Set problem: Lines with "Clone this chart in matplotlib." and "W, H = 786, 754" mark the range, both included. Reproduce exactly that stretch, without pictures.

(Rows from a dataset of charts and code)
═══
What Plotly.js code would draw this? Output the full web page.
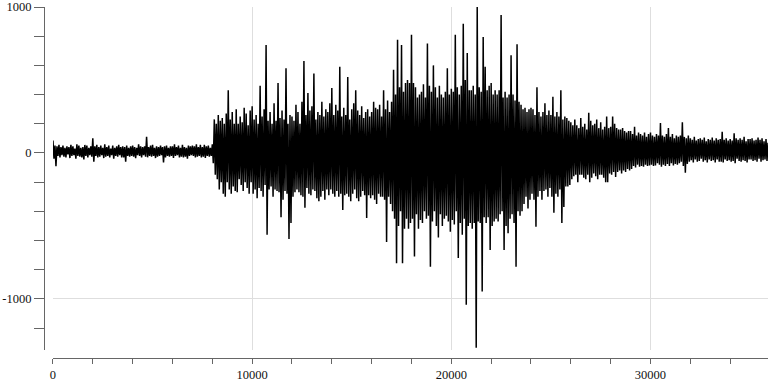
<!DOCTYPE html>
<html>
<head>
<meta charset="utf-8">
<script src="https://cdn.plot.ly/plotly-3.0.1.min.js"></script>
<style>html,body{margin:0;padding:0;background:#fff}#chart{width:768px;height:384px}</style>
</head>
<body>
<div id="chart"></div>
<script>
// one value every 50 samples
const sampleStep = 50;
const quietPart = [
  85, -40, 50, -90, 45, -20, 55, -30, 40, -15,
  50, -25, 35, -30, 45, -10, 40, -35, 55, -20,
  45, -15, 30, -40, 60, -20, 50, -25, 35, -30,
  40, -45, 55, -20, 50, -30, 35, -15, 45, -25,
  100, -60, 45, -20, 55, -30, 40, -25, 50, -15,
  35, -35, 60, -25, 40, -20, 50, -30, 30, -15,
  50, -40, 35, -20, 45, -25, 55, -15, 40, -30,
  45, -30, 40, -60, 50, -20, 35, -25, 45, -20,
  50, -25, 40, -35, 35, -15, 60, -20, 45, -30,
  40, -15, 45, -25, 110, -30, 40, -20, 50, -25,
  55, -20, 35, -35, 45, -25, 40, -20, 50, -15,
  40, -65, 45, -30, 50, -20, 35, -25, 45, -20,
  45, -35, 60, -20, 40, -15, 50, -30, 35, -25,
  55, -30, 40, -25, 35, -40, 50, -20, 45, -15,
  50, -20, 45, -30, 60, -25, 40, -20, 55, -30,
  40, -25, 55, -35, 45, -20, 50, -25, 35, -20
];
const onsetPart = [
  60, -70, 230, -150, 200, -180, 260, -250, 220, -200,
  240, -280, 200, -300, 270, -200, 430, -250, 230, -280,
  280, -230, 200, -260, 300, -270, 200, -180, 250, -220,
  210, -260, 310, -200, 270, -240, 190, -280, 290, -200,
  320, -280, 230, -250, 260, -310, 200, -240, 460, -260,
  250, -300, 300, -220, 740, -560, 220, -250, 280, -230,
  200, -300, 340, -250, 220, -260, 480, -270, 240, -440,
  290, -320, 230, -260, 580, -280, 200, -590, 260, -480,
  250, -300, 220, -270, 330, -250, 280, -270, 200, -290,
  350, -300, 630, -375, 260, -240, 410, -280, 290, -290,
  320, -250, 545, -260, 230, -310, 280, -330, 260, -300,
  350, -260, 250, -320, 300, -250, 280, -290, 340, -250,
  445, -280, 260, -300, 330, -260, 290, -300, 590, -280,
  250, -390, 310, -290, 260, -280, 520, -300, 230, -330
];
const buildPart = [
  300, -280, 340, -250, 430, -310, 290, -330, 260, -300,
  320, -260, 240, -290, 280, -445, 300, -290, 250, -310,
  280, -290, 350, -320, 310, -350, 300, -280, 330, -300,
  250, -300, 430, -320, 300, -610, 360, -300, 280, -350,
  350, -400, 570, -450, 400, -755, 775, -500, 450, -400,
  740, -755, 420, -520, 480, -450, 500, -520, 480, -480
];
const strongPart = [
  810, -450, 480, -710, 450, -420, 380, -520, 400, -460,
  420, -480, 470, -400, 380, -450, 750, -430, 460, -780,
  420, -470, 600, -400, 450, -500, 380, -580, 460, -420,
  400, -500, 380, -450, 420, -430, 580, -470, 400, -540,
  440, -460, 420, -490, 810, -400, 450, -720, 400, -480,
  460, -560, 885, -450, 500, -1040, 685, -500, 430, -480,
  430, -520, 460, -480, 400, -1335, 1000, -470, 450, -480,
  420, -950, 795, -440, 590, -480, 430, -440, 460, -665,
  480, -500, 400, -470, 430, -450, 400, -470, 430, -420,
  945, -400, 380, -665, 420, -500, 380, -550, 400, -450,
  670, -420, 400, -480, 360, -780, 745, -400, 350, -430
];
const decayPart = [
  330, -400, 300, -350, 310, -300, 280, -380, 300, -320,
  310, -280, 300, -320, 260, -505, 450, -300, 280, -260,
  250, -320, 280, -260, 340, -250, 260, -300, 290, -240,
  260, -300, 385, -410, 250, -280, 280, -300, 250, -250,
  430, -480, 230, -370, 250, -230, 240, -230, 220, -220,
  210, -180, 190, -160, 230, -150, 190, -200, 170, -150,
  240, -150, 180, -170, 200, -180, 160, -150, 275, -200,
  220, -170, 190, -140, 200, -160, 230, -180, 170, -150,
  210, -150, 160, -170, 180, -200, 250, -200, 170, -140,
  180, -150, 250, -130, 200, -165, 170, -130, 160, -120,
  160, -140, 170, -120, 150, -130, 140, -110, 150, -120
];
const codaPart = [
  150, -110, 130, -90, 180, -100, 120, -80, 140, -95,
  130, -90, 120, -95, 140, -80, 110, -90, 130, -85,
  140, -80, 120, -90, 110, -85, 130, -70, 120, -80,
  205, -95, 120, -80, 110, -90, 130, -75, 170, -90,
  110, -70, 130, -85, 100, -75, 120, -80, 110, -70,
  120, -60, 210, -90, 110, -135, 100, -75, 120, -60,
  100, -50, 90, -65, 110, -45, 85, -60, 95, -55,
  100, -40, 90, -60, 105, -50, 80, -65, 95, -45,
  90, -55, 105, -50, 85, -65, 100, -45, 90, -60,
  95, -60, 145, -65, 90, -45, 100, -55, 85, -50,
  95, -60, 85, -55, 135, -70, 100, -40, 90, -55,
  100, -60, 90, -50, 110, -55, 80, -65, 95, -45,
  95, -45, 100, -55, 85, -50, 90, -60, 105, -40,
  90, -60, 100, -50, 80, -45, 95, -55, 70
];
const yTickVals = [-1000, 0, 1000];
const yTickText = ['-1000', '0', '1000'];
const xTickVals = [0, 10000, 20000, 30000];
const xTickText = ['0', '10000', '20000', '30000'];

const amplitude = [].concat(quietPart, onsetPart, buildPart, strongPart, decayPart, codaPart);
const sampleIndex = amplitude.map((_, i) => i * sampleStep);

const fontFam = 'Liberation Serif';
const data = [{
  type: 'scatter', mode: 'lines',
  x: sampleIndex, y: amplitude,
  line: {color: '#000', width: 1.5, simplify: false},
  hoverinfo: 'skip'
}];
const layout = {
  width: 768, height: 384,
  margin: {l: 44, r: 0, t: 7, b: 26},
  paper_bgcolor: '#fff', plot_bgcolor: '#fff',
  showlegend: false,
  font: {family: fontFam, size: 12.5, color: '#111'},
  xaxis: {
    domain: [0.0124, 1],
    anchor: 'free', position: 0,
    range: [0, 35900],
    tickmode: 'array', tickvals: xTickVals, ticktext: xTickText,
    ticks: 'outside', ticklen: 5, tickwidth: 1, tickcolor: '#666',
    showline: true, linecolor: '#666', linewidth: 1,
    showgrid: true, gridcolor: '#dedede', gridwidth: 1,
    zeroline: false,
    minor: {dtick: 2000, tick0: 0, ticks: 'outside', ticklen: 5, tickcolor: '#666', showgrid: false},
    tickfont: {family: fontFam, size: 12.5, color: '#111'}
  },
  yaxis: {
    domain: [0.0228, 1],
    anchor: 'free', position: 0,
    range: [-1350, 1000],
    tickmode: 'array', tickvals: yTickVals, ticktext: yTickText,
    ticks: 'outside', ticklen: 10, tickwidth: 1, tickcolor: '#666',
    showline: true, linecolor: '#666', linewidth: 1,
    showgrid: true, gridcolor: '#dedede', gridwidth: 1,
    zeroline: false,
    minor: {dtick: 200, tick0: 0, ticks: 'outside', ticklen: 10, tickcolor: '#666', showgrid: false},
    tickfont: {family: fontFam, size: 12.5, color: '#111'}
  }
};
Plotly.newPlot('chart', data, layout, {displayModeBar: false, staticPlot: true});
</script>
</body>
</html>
═══
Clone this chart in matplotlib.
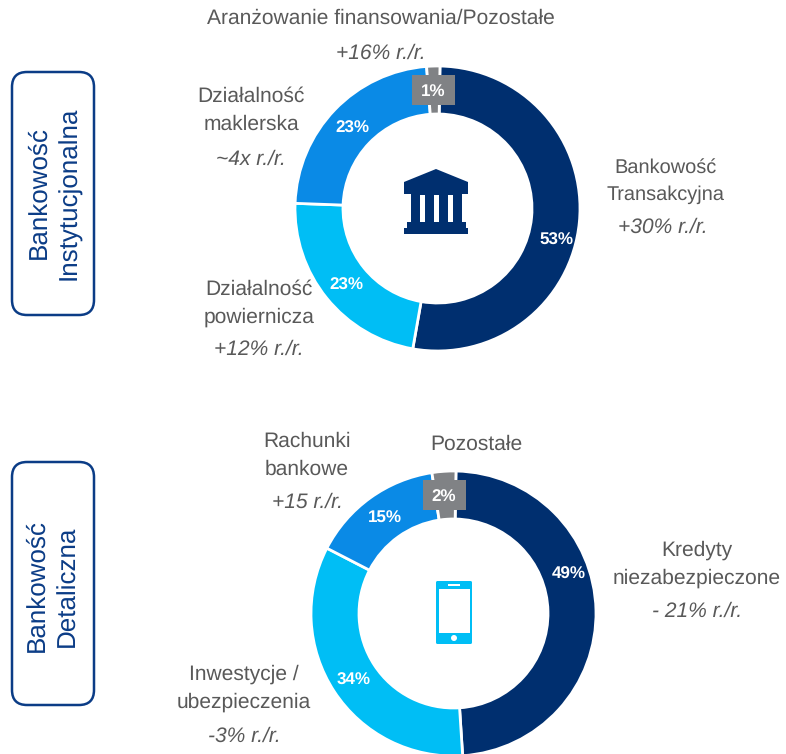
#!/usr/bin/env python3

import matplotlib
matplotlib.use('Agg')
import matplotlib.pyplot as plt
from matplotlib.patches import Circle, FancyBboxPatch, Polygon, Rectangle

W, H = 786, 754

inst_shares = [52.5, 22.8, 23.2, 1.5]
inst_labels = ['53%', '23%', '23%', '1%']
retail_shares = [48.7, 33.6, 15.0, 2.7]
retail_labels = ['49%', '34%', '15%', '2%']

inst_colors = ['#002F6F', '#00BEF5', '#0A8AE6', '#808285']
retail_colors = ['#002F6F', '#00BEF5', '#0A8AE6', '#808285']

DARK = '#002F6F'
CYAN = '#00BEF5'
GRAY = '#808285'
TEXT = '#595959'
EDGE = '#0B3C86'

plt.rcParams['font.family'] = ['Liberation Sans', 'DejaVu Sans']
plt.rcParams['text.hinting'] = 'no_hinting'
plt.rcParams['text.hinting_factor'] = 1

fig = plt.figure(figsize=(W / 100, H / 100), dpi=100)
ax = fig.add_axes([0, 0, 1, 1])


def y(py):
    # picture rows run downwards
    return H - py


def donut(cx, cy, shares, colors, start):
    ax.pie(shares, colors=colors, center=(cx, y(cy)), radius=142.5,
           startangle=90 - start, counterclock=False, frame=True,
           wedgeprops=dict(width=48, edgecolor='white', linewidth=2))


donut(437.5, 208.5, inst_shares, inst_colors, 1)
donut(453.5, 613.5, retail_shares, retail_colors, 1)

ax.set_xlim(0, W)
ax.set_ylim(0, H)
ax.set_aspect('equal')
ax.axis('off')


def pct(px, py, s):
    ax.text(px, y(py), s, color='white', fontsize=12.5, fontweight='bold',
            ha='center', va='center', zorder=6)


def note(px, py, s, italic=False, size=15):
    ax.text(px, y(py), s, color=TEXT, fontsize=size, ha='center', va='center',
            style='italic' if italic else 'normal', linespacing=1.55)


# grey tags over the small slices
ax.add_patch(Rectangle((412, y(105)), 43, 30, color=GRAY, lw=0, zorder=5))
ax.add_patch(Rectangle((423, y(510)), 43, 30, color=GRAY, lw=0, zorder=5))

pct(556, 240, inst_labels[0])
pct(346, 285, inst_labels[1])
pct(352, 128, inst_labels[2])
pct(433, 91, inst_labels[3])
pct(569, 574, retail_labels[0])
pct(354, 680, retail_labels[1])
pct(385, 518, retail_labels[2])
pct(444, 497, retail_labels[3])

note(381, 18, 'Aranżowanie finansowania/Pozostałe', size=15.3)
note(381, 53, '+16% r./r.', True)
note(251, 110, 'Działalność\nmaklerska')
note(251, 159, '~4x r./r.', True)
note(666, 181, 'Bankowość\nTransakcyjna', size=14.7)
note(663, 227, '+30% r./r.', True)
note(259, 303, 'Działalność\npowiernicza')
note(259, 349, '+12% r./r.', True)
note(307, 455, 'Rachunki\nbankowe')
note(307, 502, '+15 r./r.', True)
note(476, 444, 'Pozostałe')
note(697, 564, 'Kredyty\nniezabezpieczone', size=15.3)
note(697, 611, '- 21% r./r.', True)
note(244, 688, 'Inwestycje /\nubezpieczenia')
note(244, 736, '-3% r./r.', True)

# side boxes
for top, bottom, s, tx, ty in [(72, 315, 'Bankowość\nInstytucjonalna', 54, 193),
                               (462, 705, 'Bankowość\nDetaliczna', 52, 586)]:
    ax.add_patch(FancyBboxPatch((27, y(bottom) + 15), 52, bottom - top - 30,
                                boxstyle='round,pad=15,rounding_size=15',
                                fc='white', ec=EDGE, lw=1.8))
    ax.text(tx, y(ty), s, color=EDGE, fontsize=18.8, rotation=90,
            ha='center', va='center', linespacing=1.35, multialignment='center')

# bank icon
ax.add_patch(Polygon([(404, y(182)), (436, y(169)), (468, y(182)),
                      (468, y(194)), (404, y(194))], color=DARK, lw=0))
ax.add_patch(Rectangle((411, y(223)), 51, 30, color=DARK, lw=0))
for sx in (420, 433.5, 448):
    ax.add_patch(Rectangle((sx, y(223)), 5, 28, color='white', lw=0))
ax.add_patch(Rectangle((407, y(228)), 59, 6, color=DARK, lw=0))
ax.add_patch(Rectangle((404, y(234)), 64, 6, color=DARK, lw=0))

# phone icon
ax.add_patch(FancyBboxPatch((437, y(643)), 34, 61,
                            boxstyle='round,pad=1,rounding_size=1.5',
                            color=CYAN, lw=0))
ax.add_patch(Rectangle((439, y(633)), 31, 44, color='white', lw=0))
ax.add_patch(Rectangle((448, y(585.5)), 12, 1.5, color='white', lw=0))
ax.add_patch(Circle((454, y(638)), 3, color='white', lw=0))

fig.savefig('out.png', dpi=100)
═══
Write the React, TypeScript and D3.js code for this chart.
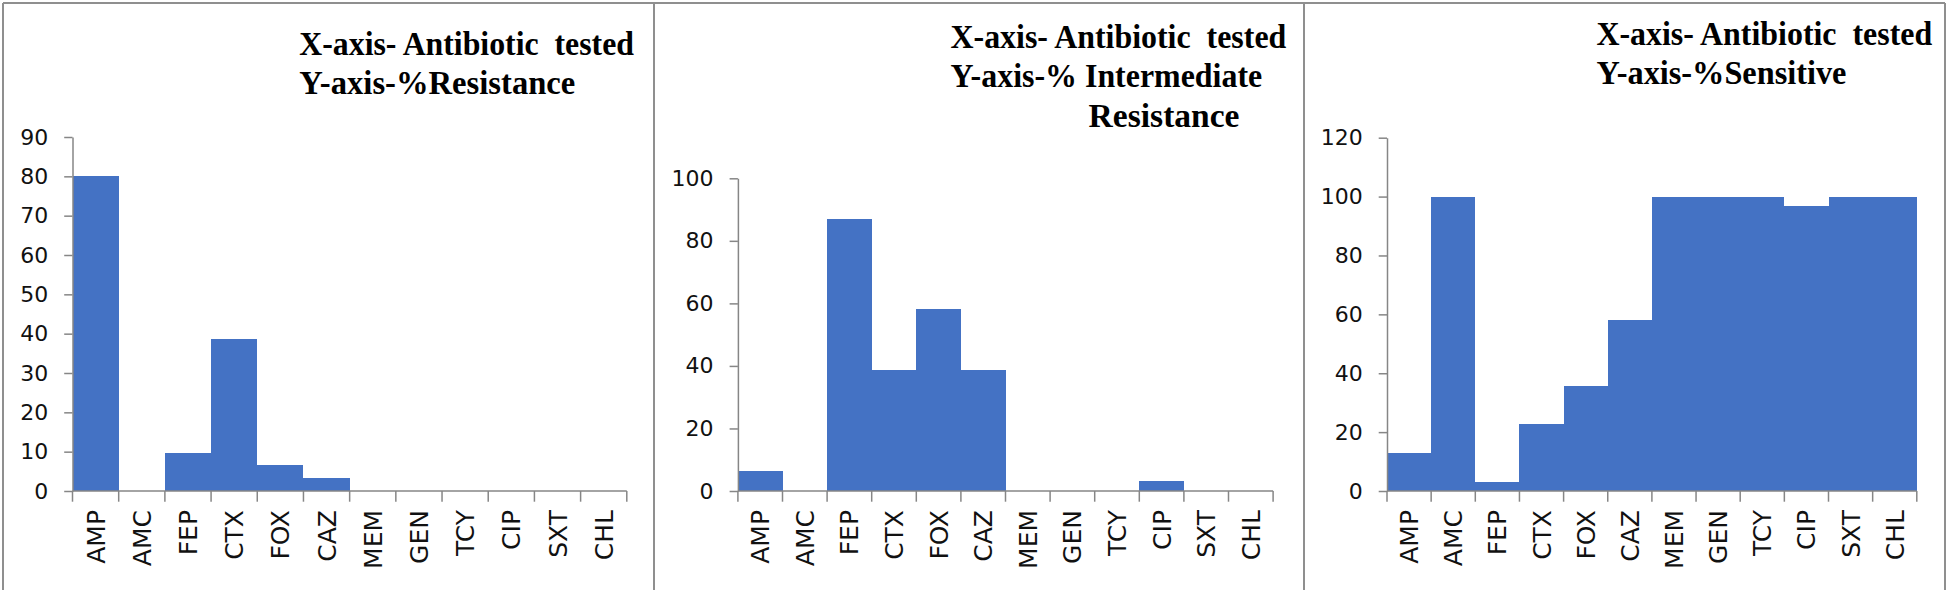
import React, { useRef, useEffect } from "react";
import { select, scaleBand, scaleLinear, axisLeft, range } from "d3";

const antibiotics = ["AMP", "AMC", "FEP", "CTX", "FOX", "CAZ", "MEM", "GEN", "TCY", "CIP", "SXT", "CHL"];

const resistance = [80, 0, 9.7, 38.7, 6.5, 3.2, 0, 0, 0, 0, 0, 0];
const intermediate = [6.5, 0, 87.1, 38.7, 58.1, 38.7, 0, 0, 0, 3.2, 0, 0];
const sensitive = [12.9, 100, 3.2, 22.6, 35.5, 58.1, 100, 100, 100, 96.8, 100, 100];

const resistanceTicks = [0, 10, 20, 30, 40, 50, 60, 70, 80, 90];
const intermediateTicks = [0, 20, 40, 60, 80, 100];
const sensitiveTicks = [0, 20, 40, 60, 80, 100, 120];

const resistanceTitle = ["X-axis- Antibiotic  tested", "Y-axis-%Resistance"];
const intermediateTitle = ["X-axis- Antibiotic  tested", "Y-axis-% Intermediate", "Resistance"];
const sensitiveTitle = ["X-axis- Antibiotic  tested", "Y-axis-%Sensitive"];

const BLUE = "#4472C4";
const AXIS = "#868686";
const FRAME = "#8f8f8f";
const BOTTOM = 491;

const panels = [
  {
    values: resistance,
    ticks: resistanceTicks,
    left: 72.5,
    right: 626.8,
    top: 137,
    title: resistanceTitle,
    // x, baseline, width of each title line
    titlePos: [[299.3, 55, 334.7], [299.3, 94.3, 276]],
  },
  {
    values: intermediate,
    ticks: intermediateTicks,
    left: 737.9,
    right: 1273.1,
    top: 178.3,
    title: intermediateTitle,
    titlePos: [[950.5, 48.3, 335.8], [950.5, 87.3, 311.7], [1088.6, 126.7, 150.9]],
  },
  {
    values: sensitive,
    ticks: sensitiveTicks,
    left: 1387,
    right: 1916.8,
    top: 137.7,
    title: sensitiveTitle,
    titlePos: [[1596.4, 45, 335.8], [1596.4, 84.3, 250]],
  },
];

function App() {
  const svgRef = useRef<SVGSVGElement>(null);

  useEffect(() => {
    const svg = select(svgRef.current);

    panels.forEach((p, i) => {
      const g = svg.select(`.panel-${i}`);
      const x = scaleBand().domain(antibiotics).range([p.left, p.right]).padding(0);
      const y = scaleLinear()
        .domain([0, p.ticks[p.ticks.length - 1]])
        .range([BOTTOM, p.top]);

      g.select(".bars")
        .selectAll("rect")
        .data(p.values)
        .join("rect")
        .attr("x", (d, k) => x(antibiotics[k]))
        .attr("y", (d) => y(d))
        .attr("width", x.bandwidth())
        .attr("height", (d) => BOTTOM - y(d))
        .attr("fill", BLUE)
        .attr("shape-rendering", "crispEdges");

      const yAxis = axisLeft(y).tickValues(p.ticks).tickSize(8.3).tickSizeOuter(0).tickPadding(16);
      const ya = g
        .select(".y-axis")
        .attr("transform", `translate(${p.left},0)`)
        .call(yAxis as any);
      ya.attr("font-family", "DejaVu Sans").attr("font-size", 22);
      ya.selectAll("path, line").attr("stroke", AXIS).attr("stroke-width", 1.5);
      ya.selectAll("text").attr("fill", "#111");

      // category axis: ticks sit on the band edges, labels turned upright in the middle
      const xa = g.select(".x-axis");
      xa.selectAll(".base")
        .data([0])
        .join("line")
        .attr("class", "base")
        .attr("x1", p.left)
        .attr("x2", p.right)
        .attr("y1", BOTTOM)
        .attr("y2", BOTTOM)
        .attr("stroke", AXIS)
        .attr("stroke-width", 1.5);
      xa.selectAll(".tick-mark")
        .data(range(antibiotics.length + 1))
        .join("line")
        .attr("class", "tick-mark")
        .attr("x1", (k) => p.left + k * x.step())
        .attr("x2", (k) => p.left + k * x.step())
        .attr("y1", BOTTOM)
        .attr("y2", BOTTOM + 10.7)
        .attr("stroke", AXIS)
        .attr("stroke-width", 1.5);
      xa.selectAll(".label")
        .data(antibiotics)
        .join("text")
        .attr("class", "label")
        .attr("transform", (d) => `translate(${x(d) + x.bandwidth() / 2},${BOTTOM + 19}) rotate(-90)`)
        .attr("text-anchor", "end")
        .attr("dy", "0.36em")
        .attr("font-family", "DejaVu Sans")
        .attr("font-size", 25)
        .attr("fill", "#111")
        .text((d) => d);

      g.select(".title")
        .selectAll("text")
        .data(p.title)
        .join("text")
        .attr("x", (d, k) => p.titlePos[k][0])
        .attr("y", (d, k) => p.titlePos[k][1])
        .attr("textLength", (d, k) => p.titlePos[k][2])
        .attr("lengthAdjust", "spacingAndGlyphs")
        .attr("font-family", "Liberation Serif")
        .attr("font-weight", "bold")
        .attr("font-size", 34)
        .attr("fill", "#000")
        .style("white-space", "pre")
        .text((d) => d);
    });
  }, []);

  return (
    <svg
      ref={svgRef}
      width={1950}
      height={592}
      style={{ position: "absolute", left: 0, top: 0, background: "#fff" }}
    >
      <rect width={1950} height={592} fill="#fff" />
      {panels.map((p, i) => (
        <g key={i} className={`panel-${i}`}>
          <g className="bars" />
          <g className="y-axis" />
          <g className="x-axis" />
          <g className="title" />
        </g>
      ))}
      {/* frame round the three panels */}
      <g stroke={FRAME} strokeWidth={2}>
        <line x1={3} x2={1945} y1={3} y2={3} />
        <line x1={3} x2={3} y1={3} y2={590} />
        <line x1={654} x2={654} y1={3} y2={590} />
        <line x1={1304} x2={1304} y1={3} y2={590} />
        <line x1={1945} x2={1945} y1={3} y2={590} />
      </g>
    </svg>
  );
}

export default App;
═══
Exercise output:
Clone this chart in matplotlib.
#!/usr/bin/env python3

import matplotlib
matplotlib.use('Agg')
import matplotlib.pyplot as plt
from matplotlib.patches import Circle, FancyBboxPatch, Polygon, Rectangle

W, H = 786, 754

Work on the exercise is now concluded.